Smart TVs sound great in theory, but few people are actually getting the most out of their Internet-connected television sets, according to a new report from the NPD Group.

"The Internet-connected HDTV screen has so far failed to break beyond the bounds of its TV-centric heritage, with little use for the big screen beyond the obligatory video services," wrote John Buffone of NPD's Connected Intelligence group in a blog post published this week.

While about 60 per cent of Smart TV owners are using their sets to access Over-the-Top (OTT) video services, very few are taking advantage of available apps like Twitter and Facebook, or using their TVs to browse the Web, according to NPD.

"The decision is not for want of application choice, but rather seems to be focused on how consumers are used to interacting with their TV. HDTVs, gaming consoles, Blu-ray Disc players, and other connected devices offer an array of applications ... but, in general, these have failed to resonate with the audience, not least because there are better platforms, such as the PC, tablet, or smartphone, for such services," Buffone said.

A notable exception to this is streaming music apps from services like Pandora, which has driven "reasonable consumer uptake" among Smart TV owners of about 15 per cent, according to the research firm.

But even accessing streaming music is dwarfed by the use of Smart TVs for watching streamed video. And apps like Twitter, LinkedIn, and various maps, eBook reading, gaming, and shopping apps are mired at usage rates well shy of 10 per cent among Smart TV owners.

About 10 per cent of folks who have a Smart TV are using it to surf the Internet but just around 5 or 6 per cent take advantage of their set's ability to access their PC desktops.

Despite the boom in video content available on other platforms, TVs Smart or otherwise remain the "fundamental screen for TV viewing with the home" and are "seeing an expanded array of programming through OTT services that supplement Pay TV subscriptions," Buffone said, which is good news for TV manufacturers.

The flip side of that equation isn't so welcome, however.

"The less than great news is that the TV manufacturers are failing to make the TV more than, well, a TV. Further, we are seeing attached devices also focus heavily on TV and video-centric apps, Microsoft's upcoming launch of more than 40 additional television apps for the Xbox Live subscription service is one example," the NPD analyst noted.

Challenges to TV manufacturers seeking to buck this trend include the complex array of devices that make the Internet and online apps available on HDTV sets, including Smart TVs themselves, video game consoles, Blu-ray players, streaming media set top boxes, TiVo, and audio/video receivers, Buffone said.

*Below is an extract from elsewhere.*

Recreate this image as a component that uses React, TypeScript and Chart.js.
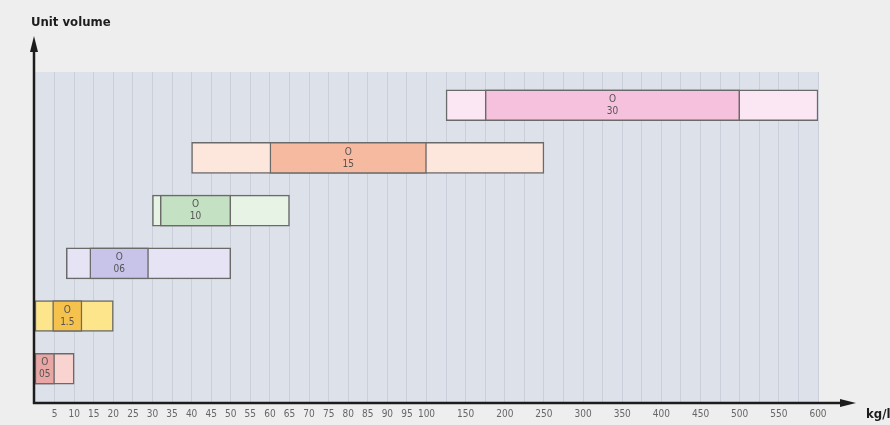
import React, { useEffect, useRef } from 'react';
import { Chart, registerables } from 'chart.js';

Chart.register(...registerables);

// ---- data (kg/m³) ----
const rowLabels = ['05', '1.5', '06', '10', '15', '30'];
const rowPositions = [1, 2, 3, 4, 5, 6];
const rangeStart = [0, 0, 8, 30, 40, 125];
const rangeEnd = [10, 20, 50, 65, 250, 600];
const coreStart = [0, 4.5, 14, 32, 60, 175];
const coreEnd = [5, 12, 29, 50, 100, 500];
const tickLabels = [
  '5', '10', '15', '20', '25', '30', '35', '40', '45', '50',
  '55', '60', '65', '70', '75', '80', '85', '90', '95', '100',
  '150', '200', '250', '300', '350', '400', '450', '500', '550', '600',
];
const yTitle = 'Unit volume';
const xTitle = 'kg/l';

// ---- styles ----
const lightColors = ['#f8d3d0', '#fde58c', '#e6e4f4', '#e6f3e5', '#fde7dd', '#fbe7f3'];
const darkColors = ['#e8a7a5', '#f5c24e', '#c8c3e9', '#c4e2c3', '#f6baa1', '#f5c1dd'];

// piecewise axis: 5-unit steps up to 100, 50-unit steps (double width) above
const toUnit = (v: number) => (v <= 100 ? v / 5 : 20 + (v - 100) / 25);
const unitLabel = (u: number) => {
  const found = tickLabels.find((l) => Math.abs(toUnit(Number(l)) - u) < 1e-6);
  return found ?? '';
};

const NARROW = "'Liberation Sans Narrow', 'DejaVu Sans Condensed', Arial, sans-serif";

const decorPlugin = {
  id: 'decor',
  beforeDraw(chart: any) {
    const { ctx, chartArea } = chart;
    ctx.save();
    ctx.fillStyle = '#eeeeee';
    ctx.fillRect(0, 0, chart.width, chart.height);
    ctx.fillStyle = '#dde1ea';
    ctx.fillRect(chartArea.left, chartArea.top, chartArea.right - chartArea.left, chartArea.bottom - chartArea.top);
    ctx.restore();
  },
  afterDatasetsDraw(chart: any) {
    const { ctx } = chart;
    const xs = chart.scales.x;
    const ys = chart.scales.y;
    ctx.save();
    ctx.fillStyle = '#555555';
    ctx.font = `10px ${NARROW}`;
    ctx.textAlign = 'center';
    ctx.textBaseline = 'middle';
    rowLabels.forEach((lab, i) => {
      const cx = (xs.getPixelForValue(toUnit(coreStart[i])) + xs.getPixelForValue(toUnit(coreEnd[i]))) / 2;
      const cy = ys.getPixelForValue(rowPositions[i]);
      ctx.fillText('O', cx, cy - 6);
      ctx.fillText(lab, cx, cy + 6);
    });
    ctx.restore();
  },
  afterDraw(chart: any) {
    const { ctx, chartArea } = chart;
    const ax = chartArea.left - 1;
    const ay = chartArea.bottom;
    ctx.save();
    ctx.strokeStyle = '#1c1c1c';
    ctx.fillStyle = '#1c1c1c';
    ctx.lineWidth = 2.5;
    // y axis
    ctx.beginPath();
    ctx.moveTo(ax, ay + 1);
    ctx.lineTo(ax, 48);
    ctx.stroke();
    ctx.beginPath();
    ctx.moveTo(ax, 36);
    ctx.lineTo(ax - 4, 52);
    ctx.lineTo(ax + 4, 52);
    ctx.closePath();
    ctx.fill();
    // x axis
    ctx.beginPath();
    ctx.moveTo(ax - 1, ay);
    ctx.lineTo(845, ay);
    ctx.stroke();
    ctx.beginPath();
    ctx.moveTo(856, ay);
    ctx.lineTo(840, ay - 4);
    ctx.lineTo(840, ay + 4);
    ctx.closePath();
    ctx.fill();
    // titles
    ctx.font = `bold 13px ${NARROW}`;
    ctx.textAlign = 'left';
    ctx.textBaseline = 'alphabetic';
    ctx.fillText(yTitle, 31, 26);
    ctx.fillText(xTitle, 866, 418);
    ctx.restore();
  },
};

export default function App() {
  const ref = useRef<HTMLCanvasElement | null>(null);
  useEffect(() => {
    if (!ref.current) return;
    const chart = new Chart(ref.current, {
      type: 'bar',
      data: {
        datasets: [
          {
            label: 'core',
            data: rowPositions.map((y, i) => ({ x: [toUnit(coreStart[i]), toUnit(coreEnd[i])], y })) as any,
            backgroundColor: darkColors,
            borderColor: '#6a6a6a',
            borderWidth: 1.5,
            borderSkipped: false,
            barThickness: 31,
            grouped: false,
          } as any,
          {
            label: 'range',
            data: rowPositions.map((y, i) => ({ x: [toUnit(rangeStart[i]), toUnit(rangeEnd[i])], y })) as any,
            backgroundColor: lightColors,
            borderColor: '#6a6a6a',
            borderWidth: 1.5,
            borderSkipped: false,
            barThickness: 31,
            grouped: false,
          } as any,
        ],
      },
      options: {
        responsive: false,
        animation: false,
        indexAxis: 'y',
        layout: { padding: { left: 35, right: 72, top: 72, bottom: 0 } },
        plugins: {
          legend: { display: false },
          tooltip: { enabled: false },
          title: { display: false },
        },
        scales: {
          x: {
            type: 'linear',
            min: 0,
            max: 40,
            afterBuildTicks: (scale: any) => {
              const t = [];
              for (let u = 1; u <= 40; u++) t.push({ value: u });
              scale.ticks = t;
            },
            ticks: {
              autoSkip: false,
              maxRotation: 0,
              padding: 5,
              color: '#666666',
              font: { size: 10, family: NARROW },
              callback: (v: any) => unitLabel(Number(v)),
            },
            grid: { color: '#cbcfd9', lineWidth: 1, drawTicks: false },
            border: { display: false },
          },
          y: {
            type: 'linear',
            min: 0.35,
            max: 6.63,
            offset: false,
            display: false,
          },
        },
      } as any,
      plugins: [decorPlugin],
    });
    return () => chart.destroy();
  }, []);
  return (
    <div style={{ position: 'absolute', left: 0, top: 0, width: 890, height: 425, overflow: 'hidden' }}>
      <canvas ref={ref} width={890} height={425} style={{ display: 'block', width: 890, height: 425 }} />
    </div>
  );
}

"An added wrinkle comes from the nascent trend towards 'content throwing,' allowing programming to be transferred from the smartphone or tablet to the big screen. This is yet another challenge to the uniqueness of any one TV OEM's device offering, especially as the throwing technology may also be driven by peripheral devices such as the Xbox," he added.

A wide array of available products such as Xbox SmartGlass, Samsung AllShare, and Apple AirPlay are perhaps causing more confusion among consumers than offering distinctly useful services, the analyst said. Buffone's advice to OEMs and retailers: "[F]ocus less on new innovation in this space and more on simplification of the user experience and messaging if they want to drive additional, and new, behaviors on the TV."